Here, for instance, is a sentence which, appearing in this Magazine two years and a half since, called forth such a note of kindly thanks. Men, therefore, whose writings owe their fascination to the "wise sad valour" which lies at the root of all true humour, and to the mellow autumnal hue which falls like the golden lights of harvest aslant the page; the moralists who take Vanitas! for their theme-Montaigne, Charles Lamb, William Thackeray—appear to gain a new force and faculty as they grow old.
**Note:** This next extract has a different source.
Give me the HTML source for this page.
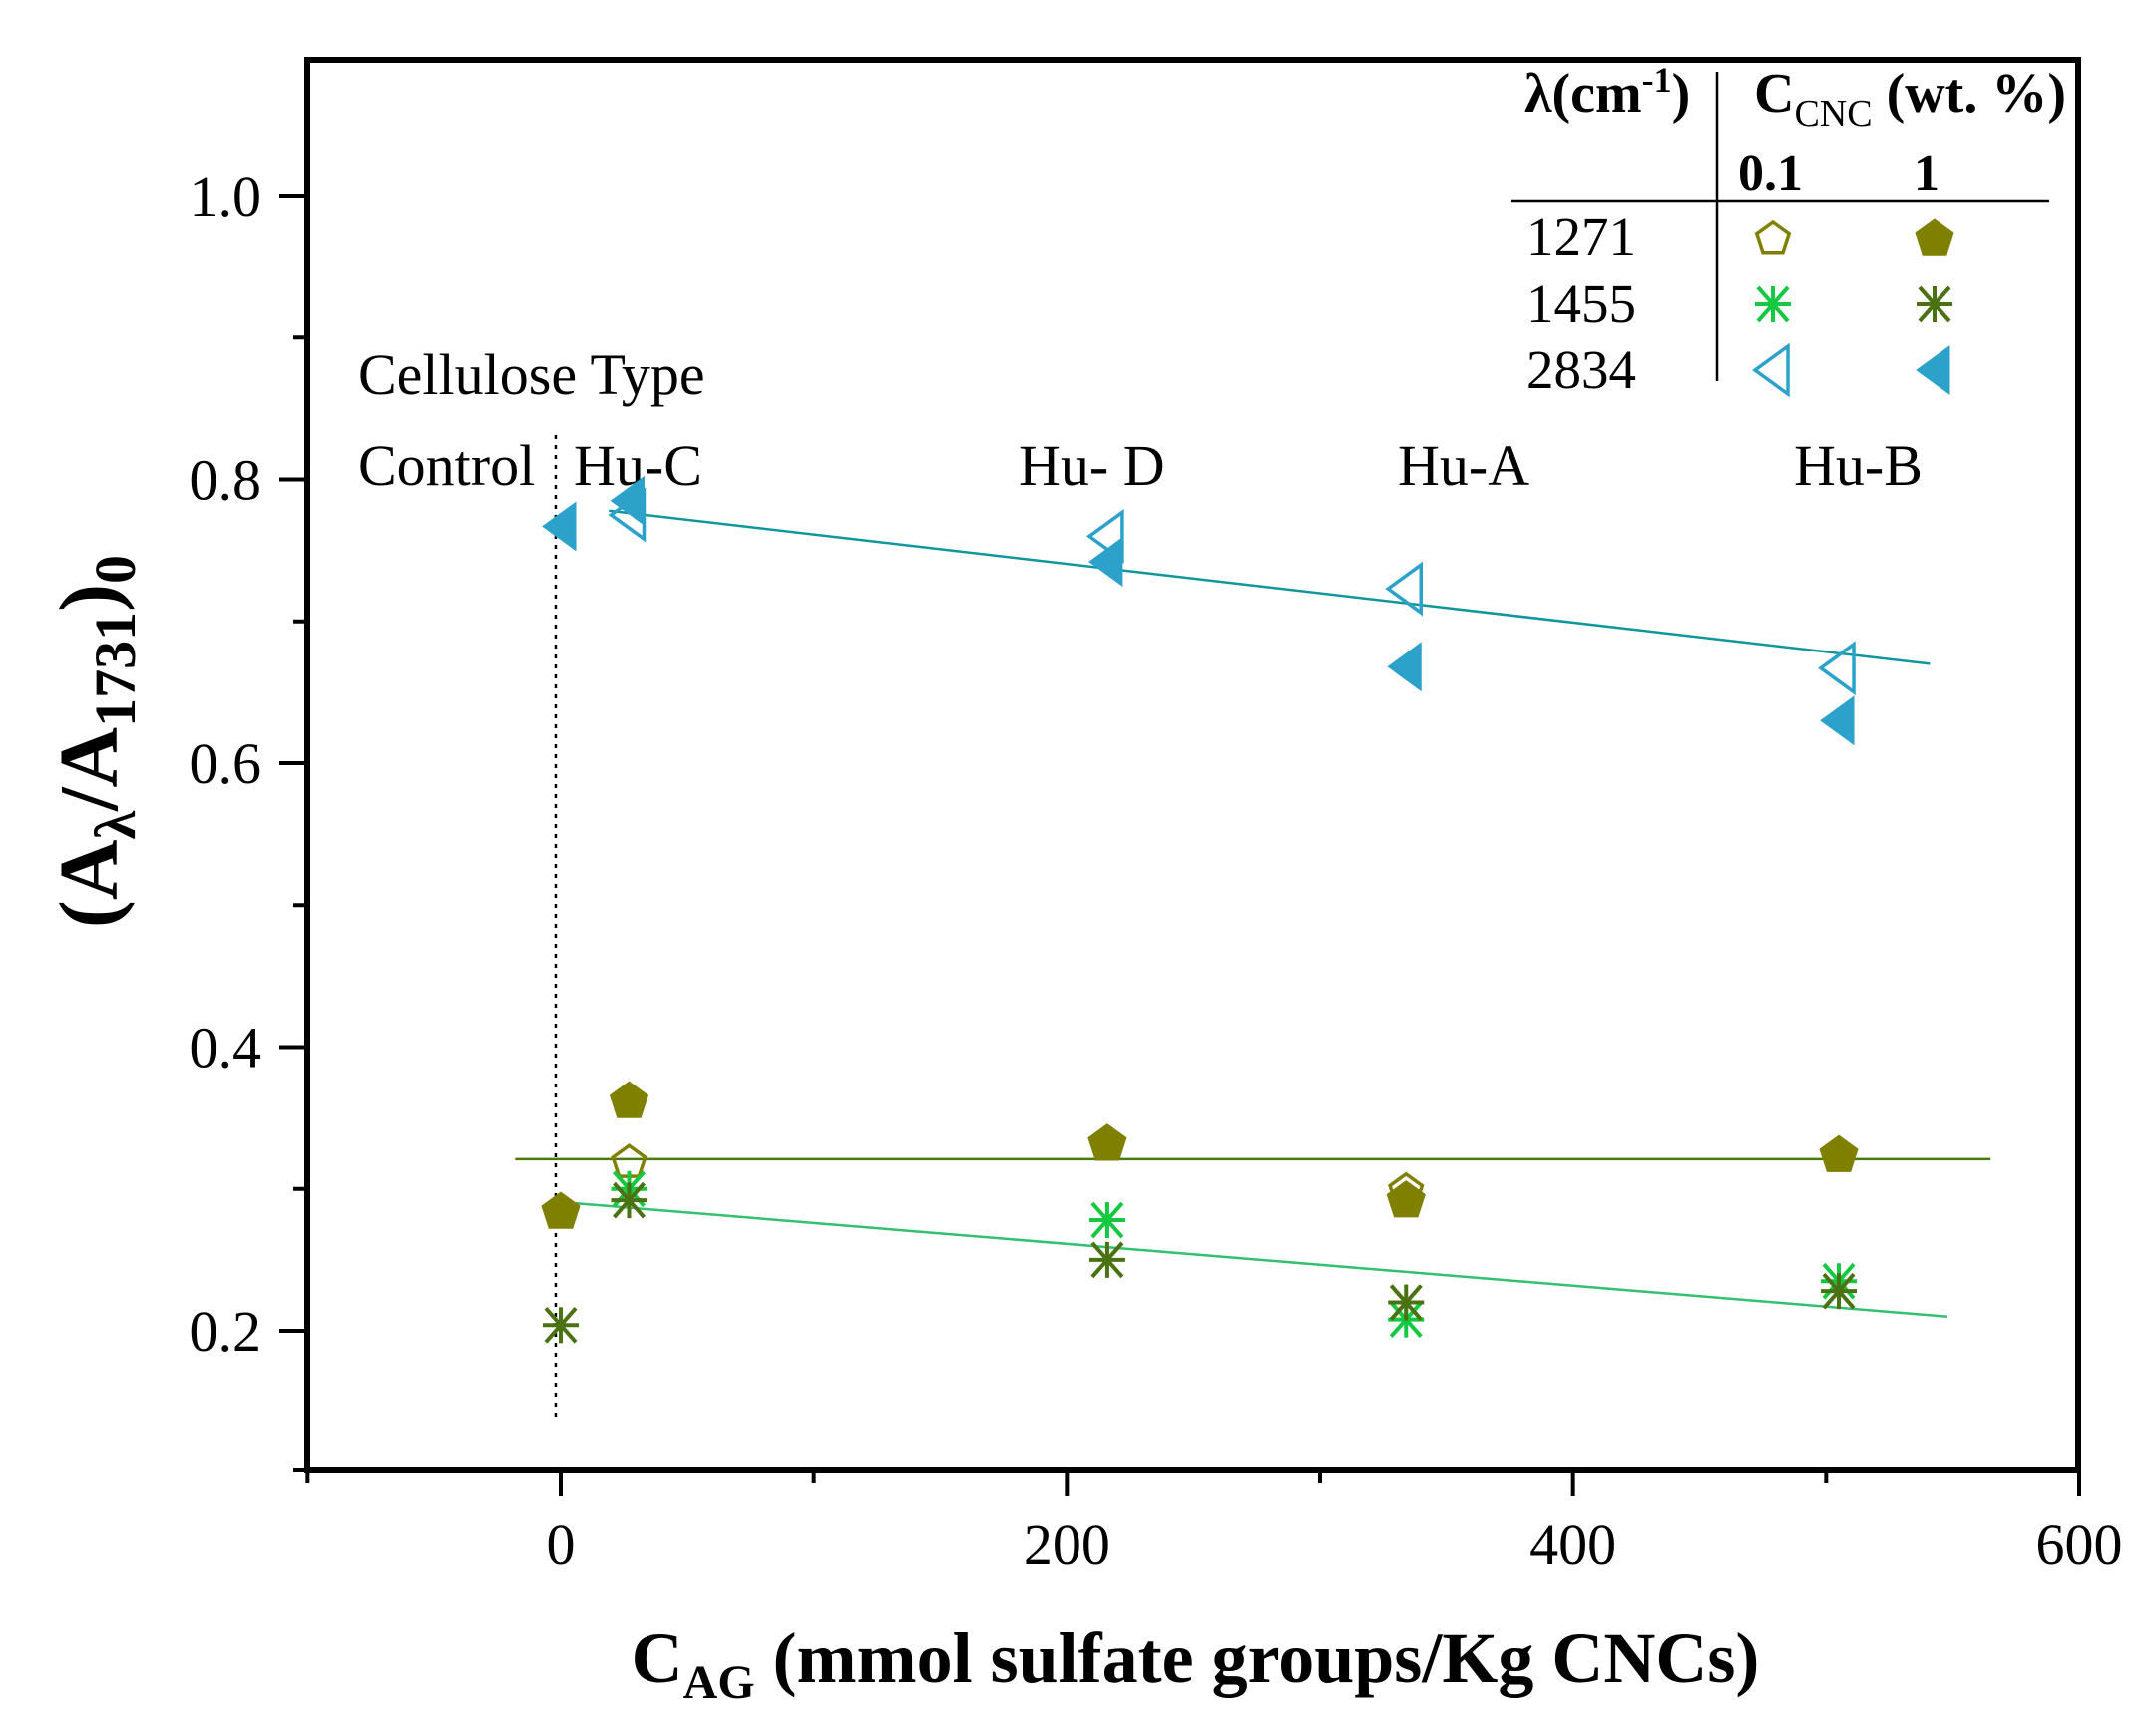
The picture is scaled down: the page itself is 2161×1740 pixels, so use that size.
<!DOCTYPE html>
<html><head><meta charset="utf-8"><style>
html,body{margin:0;padding:0;background:#fff}
svg{display:block;font-family:"Liberation Serif",serif}
</style></head><body>
<svg id="chart" width="2161" height="1740" viewBox="0 0 2161 1740" xmlns="http://www.w3.org/2000/svg">
<g id="axes"></g>
<g id="marks"></g>
<g id="legend"></g>
</svg>
<script>
const xCats = [0, 27, 216, 334, 505];
const catLabels = ["Control","Hu-C","Hu- D","Hu-A","Hu-B"];
const s1271_01 = [null, 0.320, 0.333, 0.300, 0.325];
const s1271_1  = [0.285, 0.363, 0.333, 0.293, 0.325];
const s1455_01 = [null, 0.300, 0.278, 0.208, 0.235];
const s1455_1  = [0.204, 0.292, 0.250, 0.220, 0.228];
const s2834_01 = [null, 0.775, 0.760, 0.723, 0.667];
const s2834_1  = [0.767, 0.785, 0.742, 0.668, 0.630];
const fitCyanX = [19, 541]; const fitCyanY = [0.778, 0.670];
const fitOliveX = [-18, 565]; const fitOliveY = [0.321, 0.321];
const fitGreenX = [5, 548]; const fitGreenY = [0.290, 0.210];
const xTicks = [0, 200, 400, 600];
const xMinor = [-100, 100, 300, 500];
const yTicks = [0.2, 0.4, 0.6, 0.8, 1.0];
const yMinor = [0.3, 0.5, 0.7, 0.9];

const NS="http://www.w3.org/2000/svg";
const L=308,R=2083,T=60,B=1473;
function sx(v){return 562+(v-0)*(2084-562)/600;}
function sy(v){return 1334-(v-0.2)*(1334-196)/0.8;}
function mk(tag,attrs,parent,text){const e=document.createElementNS(NS,tag);for(const k in attrs)e.setAttribute(k,attrs[k]);if(text!==undefined)e.textContent=text;parent.appendChild(e);return e;}
const axes=document.getElementById('axes'),marks=document.getElementById('marks'),legend=document.getElementById('legend');

let fr=mk('rect',{x:L,y:T,width:R-L,height:B-T,fill:'none',stroke:'#000','stroke-width':6},axes);


yTicks.forEach(v=>{
 let t=mk('line',{x1:280,x2:L,y1:sy(v),y2:sy(v),stroke:'#000','stroke-width':4},axes);
 
 
 let tx=mk('text',{x:262,y:sy(v)+20,'font-size':58,'text-anchor':'end'},axes,v.toFixed(1));
 
 
});
yMinor.forEach(v=>{
 let t=mk('line',{x1:294,x2:L,y1:sy(v),y2:sy(v),stroke:'#000','stroke-width':4},axes);
 
 
});
mk('line',{x1:294,x2:L,y1:B,y2:B,stroke:'#000','stroke-width':4},axes);
xTicks.forEach(v=>{
 let t=mk('line',{x1:sx(v),x2:sx(v),y1:B,y2:B+26,stroke:'#000','stroke-width':4},axes);
 
 
 let tx=mk('text',{x:sx(v),y:1568,'font-size':58,'text-anchor':'middle'},axes,String(v));
 
 
});
xMinor.forEach(v=>{
 let t=mk('line',{x1:sx(v),x2:sx(v),y1:B,y2:B+13,stroke:'#000','stroke-width':4},axes);
 
 
});
// axis titles
let xt=mk('text',{x:1198,y:1686,'font-size':72,'font-weight':'bold','text-anchor':'middle'},axes);


xt.innerHTML='C<tspan dy="16" font-size="48">AG</tspan><tspan dy="-16"> (mmol sulfate groups/Kg CNCs)</tspan>';
let yt=mk('text',{transform:'translate(117,743) rotate(-90)','font-size':84,'font-weight':'bold','text-anchor':'middle'},axes);


yt.innerHTML='(A<tspan dy="18" font-size="58">λ</tspan><tspan dy="-18">/A</tspan><tspan dy="18" font-size="58">1731</tspan><tspan dy="-18">)</tspan><tspan dy="18" font-size="58">0</tspan>';

// annotations
let ct=mk('text',{x:359,y:395,'font-size':58},axes,'Cellulose Type');


const catX=[359,575,1021,1401,1798];
catLabels.forEach((s,i)=>{
 let t=mk('text',{x:catX[i],y:486,'font-size':58},axes,s);
 
 
});
let dl=mk('line',{x1:sx(-2),x2:sx(-2),y1:436,y2:1422,stroke:'#000','stroke-width':2.5,'stroke-dasharray':'4,6'},axes);



// fit lines
function fit(xs,ys,col,name){
 let l=mk('line',{x1:sx(xs[0]),y1:sy(ys[0]),x2:sx(xs[1]),y2:sy(ys[1]),stroke:col,'stroke-width':2.5},marks);
 
 
}
fit(fitOliveX,fitOliveY,'#4a7a0a','fit-line-1271');
fit(fitGreenX,fitGreenY,'#33c070','fit-line-1455');
fit(fitCyanX,fitCyanY,'#10979e','fit-line-2834');

function pent(cx,cy,r){let p=[];for(let i=0;i<5;i++){let a=-Math.PI/2+i*2*Math.PI/5;p.push((cx+r*Math.cos(a)).toFixed(1)+','+(cy+r*Math.sin(a)).toFixed(1));}return p.join(' ');}
function drawMarker(g,type,cx,cy,filled,col){
 if(type==='pent'){
  return mk('polygon',{points:pent(cx,cy+2,filled?20:17),fill:filled?col:'none',stroke:col,'stroke-width':filled?1:3.5},g);
 } else if(type==='tri'){
  return mk('polygon',{points:`${cx-18},${cy} ${cx+15},${cy-24} ${cx+15},${cy+24}`,fill:filled?col:'none',stroke:col,'stroke-width':filled?1:3.5},g);
 } else {
  const gg=mk('g',{stroke:col,'stroke-width':4},g);
  mk('line',{x1:cx-18,y1:cy,x2:cx+18,y2:cy},gg);
  mk('line',{x1:cx,y1:cy-18,x2:cx,y2:cy+18},gg);
  mk('line',{x1:cx-15,y1:cy-17,x2:cx+15,y2:cy+17},gg);
  mk('line',{x1:cx-15,y1:cy+17,x2:cx+15,y2:cy-17},gg);
  return gg;
 }
}
function series(vals,type,filled,col,name){
 vals.forEach((v,i)=>{
  if(v===null)return;
  let m=drawMarker(marks,type,sx(xCats[i]),sy(v),filled,col);
  
  
 });
}
const OLIVE='#808000',GREEN='#14c841',DGREEN='#4b7212',CYAN='#2ca2cb';
series(s2834_01,'tri',false,CYAN,'point-2834-0.1');
series(s2834_1,'tri',true,CYAN,'point-2834-1');
series(s1271_01,'pent',false,OLIVE,'point-1271-0.1');
series(s1271_1,'pent',true,OLIVE,'point-1271-1');
series(s1455_01,'star',false,GREEN,'point-1455-0.1');
series(s1455_1,'star',false,DGREEN,'point-1455-1');

// legend
let h1=mk('text',{x:1528,y:112,'font-size':56,'font-weight':'bold'},legend);


h1.innerHTML='λ(cm<tspan dy="-20" font-size="36">-1</tspan><tspan dy="20">)</tspan>';
let h2=mk('text',{x:1758,y:112,'font-size':56,'font-weight':'bold'},legend);


h2.innerHTML='C<tspan dy="14" font-size="38" font-weight="normal">CNC</tspan><tspan dy="-14"> (wt. %)</tspan>';
let c1=mk('text',{x:1742,y:190,'font-size':52,'font-weight':'bold'},legend,'0.1');


let c2=mk('text',{x:1918,y:190,'font-size':52,'font-weight':'bold'},legend,'1');


mk('line',{x1:1721,x2:1721,y1:72,y2:382,stroke:'#000','stroke-width':2.5},legend);
mk('line',{x1:1515,x2:2054,y1:201,y2:201,stroke:'#000','stroke-width':2.5},legend);
const legRows=[['1271','pent',OLIVE,OLIVE,true],['1455','star',GREEN,DGREEN,false],['2834','tri',CYAN,CYAN,true]];
const legY=[238,305,371];
legRows.forEach((r,i)=>{
 let t=mk('text',{x:1530,y:legY[i]+18,'font-size':55},legend,r[0]);
 
 
 let a=drawMarker(legend,r[1],1777,legY[i],false,r[2]);
 
 
 let b=drawMarker(legend,r[1],1939,legY[i],r[4],r[3]);
 
 
});
</script>
</body></html>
That tender sagacity and tenderness of touch, which charm us so, is long in being learned; 'tis a second nature, scarcely quite formed until the hair is gray, and the brow furrowed.'

Writing of William Thackeray and of Memorial Poetry, let me quote here an epigram which I cut out of a country paper the other day, and which recalls the quaint feeling and prettiness of some of the earlier minor poets-Herbert or Quarles.

IN MEMORIAM.

WILLIAM MAKEPEACE THACKERAY,
Died Dec. 24, 1863.

"Good "Will" he was to all men' here!

Make peace for him, O Saviour dear!

And weep my muse o'er Thackeray's bier!

All suddenly his reign has ceased:

And yet Death's call was timely given;

For, summon'd to an Angel-feast,

He pass'd his Christmas-day in Heaven!